How not to reinvent the wheel
Surely human intellect, and the deliberate application of design knowledge, can devise better mechanisms than the mindless, random process of evolution? Far from it. Over billions of years of trial and error, nature has devised effective solutions to all sorts of complicated real-world problems. Take the slippery task of controlling a submersible vehicle, for example. Using propellers, it is incredibly difficult to make refined movements. But Nekton Research, a company based in Durham, North Carolina, has developed a robot fish called Madeleine that manoeuvres using fins instead.
In some cases, engineers can spend decades inventing and perfecting a new technology, only to discover that nature beat them to it. The Venus flower basket, for example, a kind of deep-sea sponge, has spiny skeletal outgrowths that are remarkably similar, both in appearance and optical properties, to commercial optical fibres, notes Joanna Aizenberg, a researcher at Lucent Technology's Bell Laboratories in New Jersey. And sometimes the systems found in nature can make even the most advanced technologies look primitive by comparison, she says.
The skeletons of brittlestars, which are sea creatures related to starfish and sea urchins, contain thousands of tiny lenses that collectively form a single, distributed eye. This enables brittlestars to escape predators and distinguish between night and day. Besides having unusual optical properties and being very small—each is just one-twentieth of a millimetre in diameter—the lenses have another trick of particular relevance to micro-optical systems. Although the lenses are fixed in shape, they are connected via a network of fluid-filled channels, containing a light-absorbing pigment. The creature can vary the contrast of the lenses by controlling this fluid. The same idea can be applied in man-made lenses, says Dr Aizenberg. “These are made from silicon and so cannot change their properties,” she says. But by copying the brittlestar's fluidic system, she has been able to make biomimetic lens arrays with the same flexibility.

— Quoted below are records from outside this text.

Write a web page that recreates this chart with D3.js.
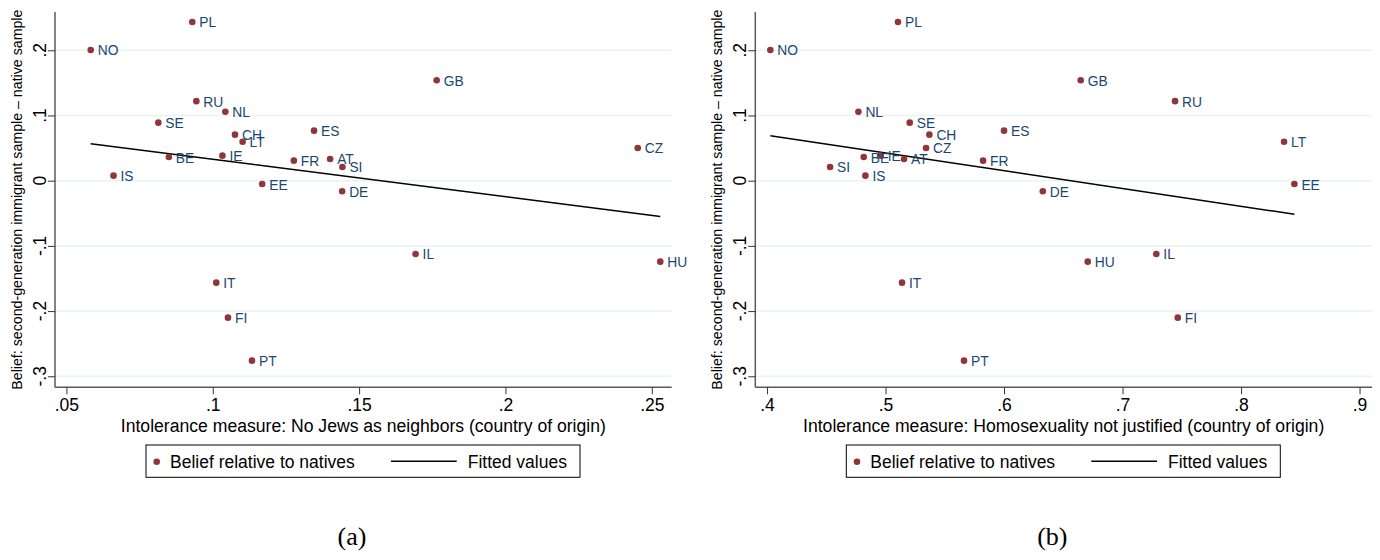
<!DOCTYPE html>
<html>
<head>
<meta charset="utf-8">
<script src="https://cdn.jsdelivr.net/npm/d3@7"></script>
<style>
  body { margin: 0; background: #fff; }
  svg { display: block; font-family: "Liberation Sans", Arial, sans-serif; }
</style>
</head>
<body>
<div id="chart"></div>
<script>
// country codes, one entry per point (same order in every array)
const countries = ["NO","PL","RU","NL","SE","CH","LT","ES","BE","IE","FR","AT","SI","DE","IS","EE","GB","CZ","IL","HU","IT","FI","PT"];
// belief: second-generation immigrant sample - native sample
const belief = [0.2005, 0.2434, 0.122, 0.1058, 0.089, 0.0706, 0.0598, 0.0767, 0.0363, 0.0384, 0.0307, 0.0333, 0.021, -0.0163, 0.0077, -0.0051, 0.154, 0.0502, -0.1124, -0.1242, -0.1564, -0.2101, -0.276];
// panel (a): no jews as neighbors
const noJews = [0.0583, 0.093, 0.0944, 0.1043, 0.0814, 0.1076, 0.1102, 0.1346, 0.085, 0.1033, 0.1277, 0.1401, 0.1443, 0.1442, 0.0661, 0.1169, 0.1765, 0.2452, 0.1693, 0.2529, 0.1012, 0.1052, 0.1134];
// panel (b): homosexuality not justified
const homosexuality = [0.4028, 0.5105, 0.7443, 0.4771, 0.5204, 0.537, 0.8363, 0.600, 0.4816, 0.4959, 0.5823, 0.5156, 0.4532, 0.6327, 0.483, 0.845, 0.6647, 0.5342, 0.7285, 0.6706, 0.5139, 0.7466, 0.5662];
// fitted line end points
const fitA_x = [0.0583, 0.2529];
const fitA_y = [0.0567, -0.0548];
const fitB_x = [0.4028, 0.845];
const fitB_y = [0.069, -0.0515];

const yTicks = [-0.3, -0.2, -0.1, 0, 0.1, 0.2];
const yTickLabels = ["-.3", "-.2", "-.1", "0", ".1", ".2"];
const xTicksA = [0.05, 0.1, 0.15, 0.2, 0.25];
const xTickLabelsA = [".05", ".1", ".15", ".2", ".25"];
const xTicksB = [0.4, 0.5, 0.6, 0.7, 0.8, 0.9];
const xTickLabelsB = [".4", ".5", ".6", ".7", ".8", ".9"];

const yTitle = "Belief: second-generation immigrant sample \u2013 native sample";
const legendLabels = ["Belief relative to natives", "Fitted values"];

const marker_color = "#90353b";
const label_color = "#1a476f";
const grid_color = "#eaf2f3";

const svg = d3.select("#chart").append("svg")
    .attr("width", 1380)
    .attr("height", 560);

const y = d3.scaleLinear()
    .domain([-0.3169, 0.2587])
    .range([387.3, 12]);

function drawPanel(left, right, xDomain, xs, ticks, tickLabels, fitX, fitY, xTitle, caption) {
    const x = d3.scaleLinear().domain(xDomain).range([left, right]);
    const g = svg.append("g");

    // gridlines
    g.selectAll(".grid")
        .data(yTicks)
        .join("line")
        .attr("class", "grid")
        .attr("x1", left).attr("x2", right)
        .attr("y1", d => y(d)).attr("y2", d => y(d))
        .attr("stroke", grid_color)
        .attr("stroke-width", 1.5);

    // y axis
    const yAxis = g.append("g")
        .attr("transform", `translate(${left},0)`)
        .call(d3.axisLeft(y).tickValues(yTicks).tickSize(7).tickFormat(""));
    yAxis.select(".domain").attr("stroke", "#5a5a5a").attr("stroke-width", 1.5)
        .attr("d", `M0,${y.range()[1]}V${y.range()[0]}`);
    yAxis.selectAll(".tick line").attr("stroke", "#333");

    g.selectAll(".ylab")
        .data(yTicks)
        .join("text")
        .attr("class", "ylab")
        .attr("transform", d => `translate(${left - 9},${y(d)}) rotate(-90)`)
        .attr("text-anchor", "middle")
        .attr("font-size", 17.5)
        .attr("fill", "#000")
        .text((d, i) => yTickLabels[i]);

    g.append("text")
        .attr("transform", `translate(${left - 33},${(y.range()[0] + y.range()[1]) / 2}) rotate(-90)`)
        .attr("text-anchor", "middle")
        .attr("font-size", 14.2)
        .attr("fill", "#000")
        .text(yTitle);

    // x axis
    const xAxis = g.append("g")
        .attr("transform", `translate(0,${y.range()[0]})`)
        .call(d3.axisBottom(x).tickValues(ticks).tickSize(7).tickFormat((d, i) => tickLabels[i]));
    xAxis.select(".domain").attr("stroke", "#5a5a5a").attr("stroke-width", 1.5)
        .attr("d", `M${left},0H${right}`);
    xAxis.selectAll(".tick line").attr("stroke", "#333");
    xAxis.selectAll(".tick text")
        .attr("font-size", 17.5)
        .attr("font-family", "Liberation Sans, Arial, sans-serif")
        .attr("fill", "#000")
        .attr("y", 11);

    g.append("text")
        .attr("x", (left + right) / 2)
        .attr("y", 431.5)
        .attr("text-anchor", "middle")
        .attr("font-size", 17.6)
        .attr("fill", "#000")
        .text(xTitle);

    // fitted line
    g.append("path")
        .datum(fitX.map((v, i) => [v, fitY[i]]))
        .attr("d", d3.line().x(d => x(d[0])).y(d => y(d[1])))
        .attr("fill", "none")
        .attr("stroke", "#000")
        .attr("stroke-width", 1.5);

    const pts = countries.map((c, i) => ({ code: c, x: xs[i], y: belief[i] }));

    g.selectAll(".dot")
        .data(pts)
        .join("circle")
        .attr("class", "dot")
        .attr("cx", d => x(d.x))
        .attr("cy", d => y(d.y))
        .attr("r", 3.3)
        .attr("fill", marker_color);

    g.selectAll(".lab")
        .data(pts)
        .join("text")
        .attr("class", "lab")
        .attr("x", d => x(d.x) + 7)
        .attr("y", d => y(d.y) + 1)
        .attr("dominant-baseline", "central")
        .attr("font-size", 13.8)
        .attr("fill", label_color)
        .text(d => d.code);

    // legend
    const lg = g.append("g").attr("transform", `translate(${left + 91},445)`);
    lg.append("rect")
        .attr("width", 434).attr("height", 32.3)
        .attr("fill", "#fff")
        .attr("stroke", "#000")
        .attr("stroke-width", 1);
    lg.append("circle")
        .attr("cx", 10.7).attr("cy", 16.7).attr("r", 3.3)
        .attr("fill", marker_color);
    lg.append("text")
        .attr("x", 24).attr("y", 22.7)
        .attr("font-size", 17.5)
        .text(legendLabels[0]);
    lg.append("line")
        .attr("x1", 245).attr("x2", 310.7)
        .attr("y1", 16.3).attr("y2", 16.3)
        .attr("stroke", "#000")
        .attr("stroke-width", 1.5);
    lg.append("text")
        .attr("x", 321.7).attr("y", 22.7)
        .attr("font-size", 17.5)
        .text(legendLabels[1]);

    svg.append("text")
        .attr("x", left + 297)
        .attr("y", 545)
        .attr("text-anchor", "middle")
        .attr("font-family", "Liberation Serif, Times New Roman, serif")
        .attr("font-size", 26)
        .text(caption);
}

drawPanel(55, 671.7, [0.0461, 0.2568], noJews, xTicksA, xTickLabelsA, fitA_x, fitA_y,
    "Intolerance measure: No Jews as neighbors (country of origin)", "(a)");
drawPanel(755.3, 1372, [0.3901, 0.9105], homosexuality, xTicksB, xTickLabelsB, fitB_x, fitB_y,
    "Intolerance measure: Homosexuality not justified (country of origin)", "(b)");
</script>
</body>
</html>
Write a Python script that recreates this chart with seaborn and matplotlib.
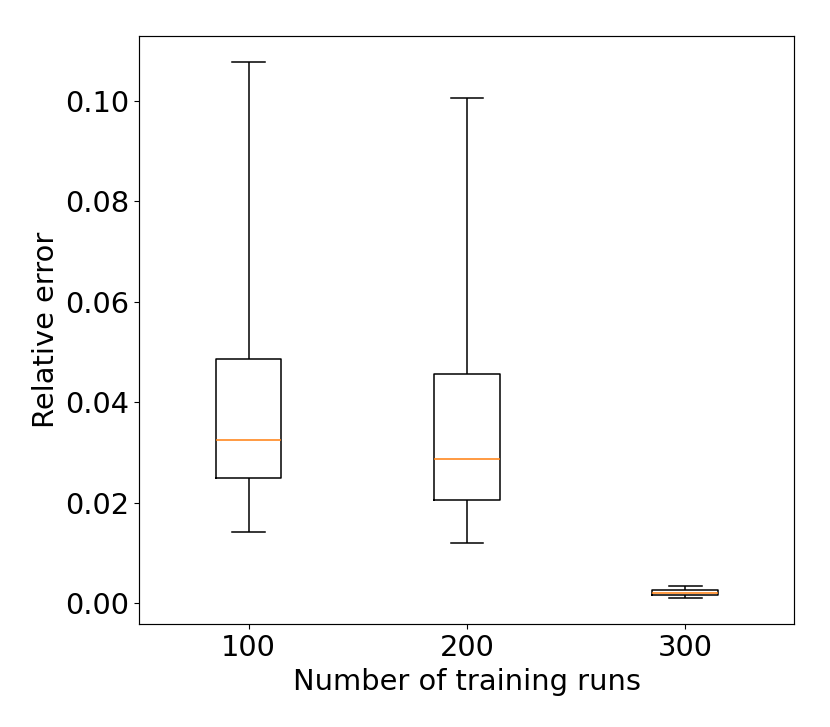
import pandas as pd
import numpy as np
import seaborn as sns
import matplotlib.pyplot as plt

# five-number summaries: min, q1, median, q3, max
runs = ["100", "200", "300"]
err_100 = [0.0141, 0.0250, 0.0324, 0.0485, 0.1076]
err_200 = [0.0119, 0.0205, 0.0286, 0.0457, 0.1006]
err_300 = [0.0011, 0.0016, 0.0020, 0.0026, 0.0034]

df = pd.DataFrame({
    "runs": np.repeat(runs, 5),
    "error": err_100 + err_200 + err_300,
})

plt.rcParams["font.size"] = 20.8
plt.rcParams["axes.linewidth"] = 0.85
plt.rcParams["xtick.major.size"] = 3.7
plt.rcParams["ytick.major.size"] = 3.7
fig, ax = plt.subplots(figsize=(8.3, 7.27), dpi=100)

sns.boxplot(
    data=df,
    x="runs",
    y="error",
    order=runs,
    whis=(0, 100),
    width=0.3,
    fill=False,
    color="black",
    linewidth=1.1,
    medianprops={"color": "C1"},
    ax=ax,
)

ax.set_xlim(-0.5, 2.5)
ax.set_xlabel("Number of training runs")
ax.set_ylabel("Relative error")
ax.margins(y=0.05)

fig.subplots_adjust(left=0.168, right=0.957, top=0.951, bottom=0.141)
fig.savefig("out.png", dpi=100)
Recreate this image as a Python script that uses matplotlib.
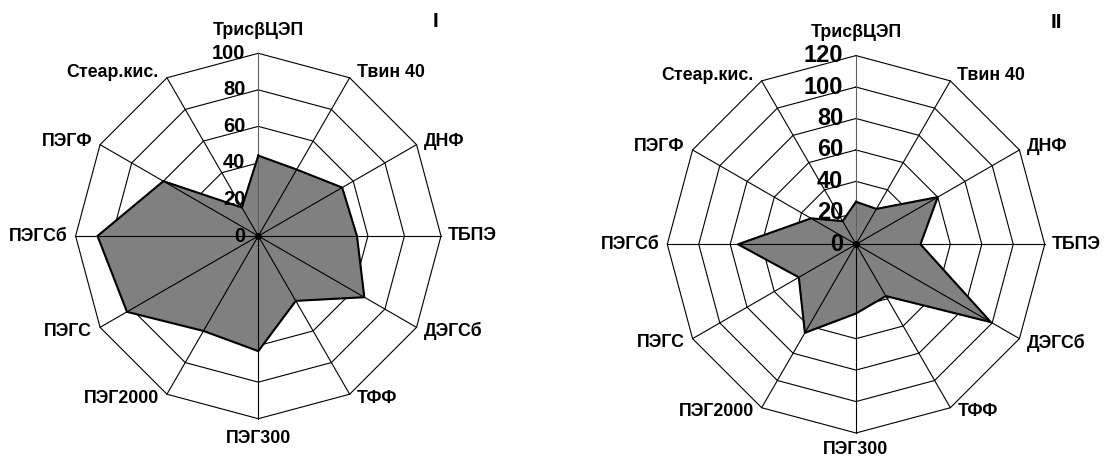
import numpy as np
import matplotlib
matplotlib.use("Agg")
import matplotlib.pyplot as plt

plt.rcParams["font.family"] = ["Liberation Sans", "DejaVu Sans"]
plt.rcParams["font.weight"] = "bold"

categories = ["ТрисβЦЭП", "Твин 40", "ДНФ", "ТБПЭ", "ДЭГСб", "ТФФ",
              "ПЭГ300", "ПЭГ2000", "ПЭГС", "ПЭГСб", "ПЭГФ", "Стеар.кис."]
values_I = [44, 42, 53, 54, 67, 41, 63, 60, 83, 88, 60, 18]
values_II = [27, 26, 60, 41, 99, 38, 44, 65, 42, 75, 33, 17]
ticks_I = [0, 20, 40, 60, 80, 100]
ticks_II = [0, 20, 40, 60, 80, 100, 120]
panel_titles = ["I", "II"]


def radar(fig, rect, values, ticks, tick_fs, bottom_gap):
    ax = fig.add_axes(rect, projection="polar")
    ax.set_theta_zero_location("N")
    ax.set_theta_direction(-1)
    ax.set_axis_off()
    rmax = ticks[-1]
    ax.set_ylim(0, rmax)

    n = len(categories)
    theta = np.arange(n) * 2 * np.pi / n
    closed = np.append(theta, theta[0])

    # polygonal rings
    for t in ticks[1:]:
        ax.plot(closed, [t] * (n + 1), color="black", lw=0.8,
                zorder=1, clip_on=False)

    # data polygon
    vals = np.append(values, values[0])
    ax.fill(closed, vals, color="#808080", zorder=2, clip_on=False)

    # spokes
    for i, th in enumerate(theta):
        ax.plot([th, th], [0, rmax], color="#606060" if i == 0 else "black",
                lw=0.8, zorder=3, clip_on=False)

    ax.plot(closed, vals, color="black", lw=1.5, zorder=4, clip_on=False)
    ax.plot([0], [0], "o", color="black", ms=4, zorder=5, clip_on=False)

    # value labels along the vertical axis
    for t in ticks:
        ax.annotate(str(t), xy=(0, t), xytext=(-13, 0),
                    textcoords="offset pixels", ha="right", va="center",
                    fontsize=tick_fs, fontweight="bold", zorder=6,
                    annotation_clip=False)

    # category labels
    dy_right = {1: 5, 2: 3, 3: 0, 4: -4, 5: -4}
    for i, (th, name) in enumerate(zip(theta, categories)):
        if i == 0:
            off, ha = (0, 23), "center"
        elif i == n // 2:
            off, ha = (0, -bottom_gap), "center"
        elif i < n // 2:
            off, ha = (7, dy_right[i]), "left"
        else:
            off, ha = (-8, dy_right[n - i]), "right"
        ax.annotate(name, xy=(th, rmax), xytext=off,
                    textcoords="offset pixels", ha=ha, va="center",
                    fontsize=12.8, fontweight="bold", annotation_clip=False)
    return ax


fig = plt.figure(figsize=(11.04, 4.59), dpi=100)
fig.patch.set_facecolor("white")

W, H = 1104, 459


def rect_for(cx, cy, r):
    return [(cx - r) / W, (H - cy - r) / H, 2 * r / W, 2 * r / H]


radar(fig, rect_for(258.3, 236.0, 182.7), values_I, ticks_I, 14.5, 20)
radar(fig, rect_for(856.0, 244.3, 188.7), values_II, ticks_II, 17, 16)

fig.text(435.8 / W, 1 - 21.7 / H, panel_titles[0], ha="center", va="center",
         fontsize=15, fontweight="bold")
fig.text(1056 / W, 1 - 22 / H, panel_titles[1], ha="center", va="center",
         fontsize=15, fontweight="bold")

fig.savefig("out.png", dpi=100, facecolor="white")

Another demonstration of the power of biomimetics comes from the gecko. This lizard's ability to walk up walls and along ceilings is of much interest, and not only to fans of Spider-Man. Two groups of researchers, one led by Andre Geim at Manchester University and the other by Ron Fearing at the University of California, Berkeley, have independently developed ways to copy the gecko's ability to cling to walls. The secret of the gecko's success lies in the tiny hair-like structures, called setae, that cover its feet. Instead of secreting a sticky substance, as you might expect, they owe their adhesive properties to incredibly weak intermolecular attractive forces. These van der Waals forces, as they are known, which exist between any two adjacent objects, arise between the setae and the wall to which the gecko is clinging. Normally such forces are negligible, but the setae, with their spatula-like tips, maximise the surface area in contact with the wall. The weak forces, multiplied across thousands of setae, are then sufficient to hold the lizard's weight.